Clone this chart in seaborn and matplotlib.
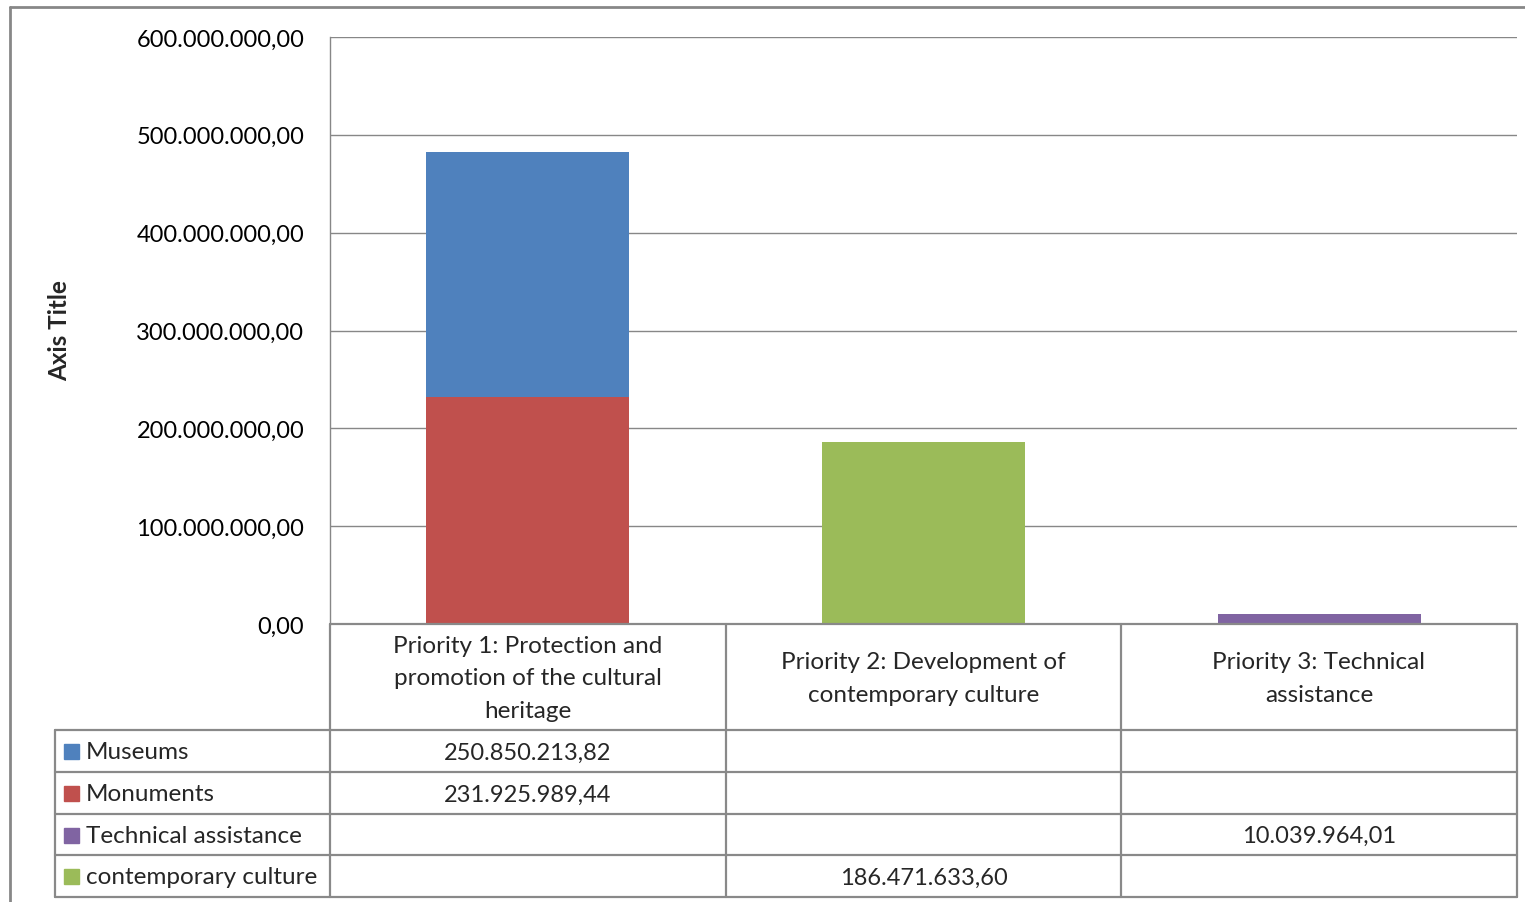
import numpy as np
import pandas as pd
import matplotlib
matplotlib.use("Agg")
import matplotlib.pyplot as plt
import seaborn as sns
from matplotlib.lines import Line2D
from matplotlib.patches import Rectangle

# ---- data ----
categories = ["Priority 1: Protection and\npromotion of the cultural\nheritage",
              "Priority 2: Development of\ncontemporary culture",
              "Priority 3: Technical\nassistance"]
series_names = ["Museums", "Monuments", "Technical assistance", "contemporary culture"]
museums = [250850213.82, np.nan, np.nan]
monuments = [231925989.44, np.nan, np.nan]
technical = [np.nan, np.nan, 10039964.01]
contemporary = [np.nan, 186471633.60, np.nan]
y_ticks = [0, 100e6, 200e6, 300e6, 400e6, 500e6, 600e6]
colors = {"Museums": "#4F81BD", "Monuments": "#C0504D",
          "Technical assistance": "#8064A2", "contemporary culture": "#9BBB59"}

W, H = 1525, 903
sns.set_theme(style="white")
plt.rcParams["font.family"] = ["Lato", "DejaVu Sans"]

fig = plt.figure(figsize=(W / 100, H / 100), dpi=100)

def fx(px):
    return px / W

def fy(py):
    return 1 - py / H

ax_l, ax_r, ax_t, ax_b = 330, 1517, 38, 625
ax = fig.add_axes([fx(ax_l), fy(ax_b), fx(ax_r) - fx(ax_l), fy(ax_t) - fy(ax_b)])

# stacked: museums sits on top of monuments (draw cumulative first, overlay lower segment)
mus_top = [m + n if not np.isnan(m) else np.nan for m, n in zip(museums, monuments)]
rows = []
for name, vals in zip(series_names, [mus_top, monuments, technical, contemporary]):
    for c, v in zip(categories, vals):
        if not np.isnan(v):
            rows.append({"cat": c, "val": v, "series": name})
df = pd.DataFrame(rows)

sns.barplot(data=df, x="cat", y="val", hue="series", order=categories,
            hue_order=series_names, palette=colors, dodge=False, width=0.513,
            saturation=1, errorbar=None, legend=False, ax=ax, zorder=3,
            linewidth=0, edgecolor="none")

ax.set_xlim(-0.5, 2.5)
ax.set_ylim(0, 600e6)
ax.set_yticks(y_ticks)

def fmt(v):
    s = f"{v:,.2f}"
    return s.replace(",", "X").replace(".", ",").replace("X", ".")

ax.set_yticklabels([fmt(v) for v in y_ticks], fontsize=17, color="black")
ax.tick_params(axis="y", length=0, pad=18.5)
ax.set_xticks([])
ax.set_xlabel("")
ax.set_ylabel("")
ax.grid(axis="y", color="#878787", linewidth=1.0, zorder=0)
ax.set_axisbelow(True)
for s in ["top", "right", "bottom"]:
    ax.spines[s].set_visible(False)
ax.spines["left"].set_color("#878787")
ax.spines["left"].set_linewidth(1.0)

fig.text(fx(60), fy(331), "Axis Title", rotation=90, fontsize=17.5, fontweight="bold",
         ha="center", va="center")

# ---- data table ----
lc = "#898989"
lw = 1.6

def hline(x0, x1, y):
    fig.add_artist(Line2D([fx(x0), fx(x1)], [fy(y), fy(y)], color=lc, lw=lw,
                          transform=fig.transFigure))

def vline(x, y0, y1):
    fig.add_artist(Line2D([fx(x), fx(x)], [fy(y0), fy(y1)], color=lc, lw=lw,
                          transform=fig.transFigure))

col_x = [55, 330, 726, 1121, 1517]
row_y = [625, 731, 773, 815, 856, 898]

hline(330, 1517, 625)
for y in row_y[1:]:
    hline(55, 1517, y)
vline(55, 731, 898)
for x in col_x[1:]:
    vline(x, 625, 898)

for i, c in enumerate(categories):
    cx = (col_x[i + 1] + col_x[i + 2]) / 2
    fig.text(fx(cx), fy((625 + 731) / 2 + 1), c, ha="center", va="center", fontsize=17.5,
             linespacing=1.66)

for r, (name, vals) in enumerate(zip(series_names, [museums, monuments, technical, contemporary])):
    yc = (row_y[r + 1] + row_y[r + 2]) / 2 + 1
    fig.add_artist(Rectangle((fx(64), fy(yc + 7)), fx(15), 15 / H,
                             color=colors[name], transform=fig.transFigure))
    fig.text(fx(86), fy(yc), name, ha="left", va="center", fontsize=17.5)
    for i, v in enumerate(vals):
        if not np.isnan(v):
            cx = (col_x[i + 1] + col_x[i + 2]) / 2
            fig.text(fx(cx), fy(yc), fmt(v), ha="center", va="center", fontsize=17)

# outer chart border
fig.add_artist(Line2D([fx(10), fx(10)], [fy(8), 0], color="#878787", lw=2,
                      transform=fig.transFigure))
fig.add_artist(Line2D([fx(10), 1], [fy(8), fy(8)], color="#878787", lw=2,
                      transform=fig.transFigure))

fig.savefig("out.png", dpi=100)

════════════════════

* What you are asked to do *
Keep the pictures out of the copy and write out the data exactly as it stands.

* Answer to the problem *
Clone this chart in seaborn and matplotlib.
import numpy as np
import pandas as pd
import matplotlib
matplotlib.use("Agg")
import matplotlib.pyplot as plt
import seaborn as sns
from matplotlib.lines import Line2D
from matplotlib.patches import Rectangle

# ---- data ----
categories = ["Priority 1: Protection and\npromotion of the cultural\nheritage",
              "Priority 2: Development of\ncontemporary culture",
              "Priority 3: Technical\nassistance"]
series_names = ["Museums", "Monuments", "Technical assistance", "contemporary culture"]
museums = [250850213.82, np.nan, np.nan]
monuments = [231925989.44, np.nan, np.nan]
technical = [np.nan, np.nan, 10039964.01]
contemporary = [np.nan, 186471633.60, np.nan]
y_ticks = [0, 100e6, 200e6, 300e6, 400e6, 500e6, 600e6]
colors = {"Museums": "#4F81BD", "Monuments": "#C0504D",
          "Technical assistance": "#8064A2", "contemporary culture": "#9BBB59"}

W, H = 1525, 903
sns.set_theme(style="white")
plt.rcParams["font.family"] = ["Lato", "DejaVu Sans"]

fig = plt.figure(figsize=(W / 100, H / 100), dpi=100)

def fx(px):
    return px / W

def fy(py):
    return 1 - py / H

ax_l, ax_r, ax_t, ax_b = 330, 1517, 38, 625
ax = fig.add_axes([fx(ax_l), fy(ax_b), fx(ax_r) - fx(ax_l), fy(ax_t) - fy(ax_b)])

# stacked: museums sits on top of monuments (draw cumulative first, overlay lower segment)
mus_top = [m + n if not np.isnan(m) else np.nan for m, n in zip(museums, monuments)]
rows = []
for name, vals in zip(series_names, [mus_top, monuments, technical, contemporary]):
    for c, v in zip(categories, vals):
        if not np.isnan(v):
            rows.append({"cat": c, "val": v, "series": name})
df = pd.DataFrame(rows)

sns.barplot(data=df, x="cat", y="val", hue="series", order=categories,
            hue_order=series_names, palette=colors, dodge=False, width=0.513,
            saturation=1, errorbar=None, legend=False, ax=ax, zorder=3,
            linewidth=0, edgecolor="none")

ax.set_xlim(-0.5, 2.5)
ax.set_ylim(0, 600e6)
ax.set_yticks(y_ticks)

def fmt(v):
    s = f"{v:,.2f}"
    return s.replace(",", "X").replace(".", ",").replace("X", ".")

ax.set_yticklabels([fmt(v) for v in y_ticks], fontsize=17, color="black")
ax.tick_params(axis="y", length=0, pad=18.5)
ax.set_xticks([])
ax.set_xlabel("")
ax.set_ylabel("")
ax.grid(axis="y", color="#878787", linewidth=1.0, zorder=0)
ax.set_axisbelow(True)
for s in ["top", "right", "bottom"]:
    ax.spines[s].set_visible(False)
ax.spines["left"].set_color("#878787")
ax.spines["left"].set_linewidth(1.0)

fig.text(fx(60), fy(331), "Axis Title", rotation=90, fontsize=17.5, fontweight="bold",
         ha="center", va="center")

# ---- data table ----
lc = "#898989"
lw = 1.6

def hline(x0, x1, y):
    fig.add_artist(Line2D([fx(x0), fx(x1)], [fy(y), fy(y)], color=lc, lw=lw,
                          transform=fig.transFigure))

def vline(x, y0, y1):
    fig.add_artist(Line2D([fx(x), fx(x)], [fy(y0), fy(y1)], color=lc, lw=lw,
                          transform=fig.transFigure))

col_x = [55, 330, 726, 1121, 1517]
row_y = [625, 731, 773, 815, 856, 898]

hline(330, 1517, 625)
for y in row_y[1:]:
    hline(55, 1517, y)
vline(55, 731, 898)
for x in col_x[1:]:
    vline(x, 625, 898)

for i, c in enumerate(categories):
    cx = (col_x[i + 1] + col_x[i + 2]) / 2
    fig.text(fx(cx), fy((625 + 731) / 2 + 1), c, ha="center", va="center", fontsize=17.5,
             linespacing=1.66)

for r, (name, vals) in enumerate(zip(series_names, [museums, monuments, technical, contemporary])):
    yc = (row_y[r + 1] + row_y[r + 2]) / 2 + 1
    fig.add_artist(Rectangle((fx(64), fy(yc + 7)), fx(15), 15 / H,
                             color=colors[name], transform=fig.transFigure))
    fig.text(fx(86), fy(yc), name, ha="left", va="center", fontsize=17.5)
    for i, v in enumerate(vals):
        if not np.isnan(v):
            cx = (col_x[i + 1] + col_x[i + 2]) / 2
            fig.text(fx(cx), fy(yc), fmt(v), ha="center", va="center", fontsize=17)

# outer chart border
fig.add_artist(Line2D([fx(10), fx(10)], [fy(8), 0], color="#878787", lw=2,
                      transform=fig.transFigure))
fig.add_artist(Line2D([fx(10), 1], [fy(8), fy(8)], color="#878787", lw=2,
                      transform=fig.transFigure))

fig.savefig("out.png", dpi=100)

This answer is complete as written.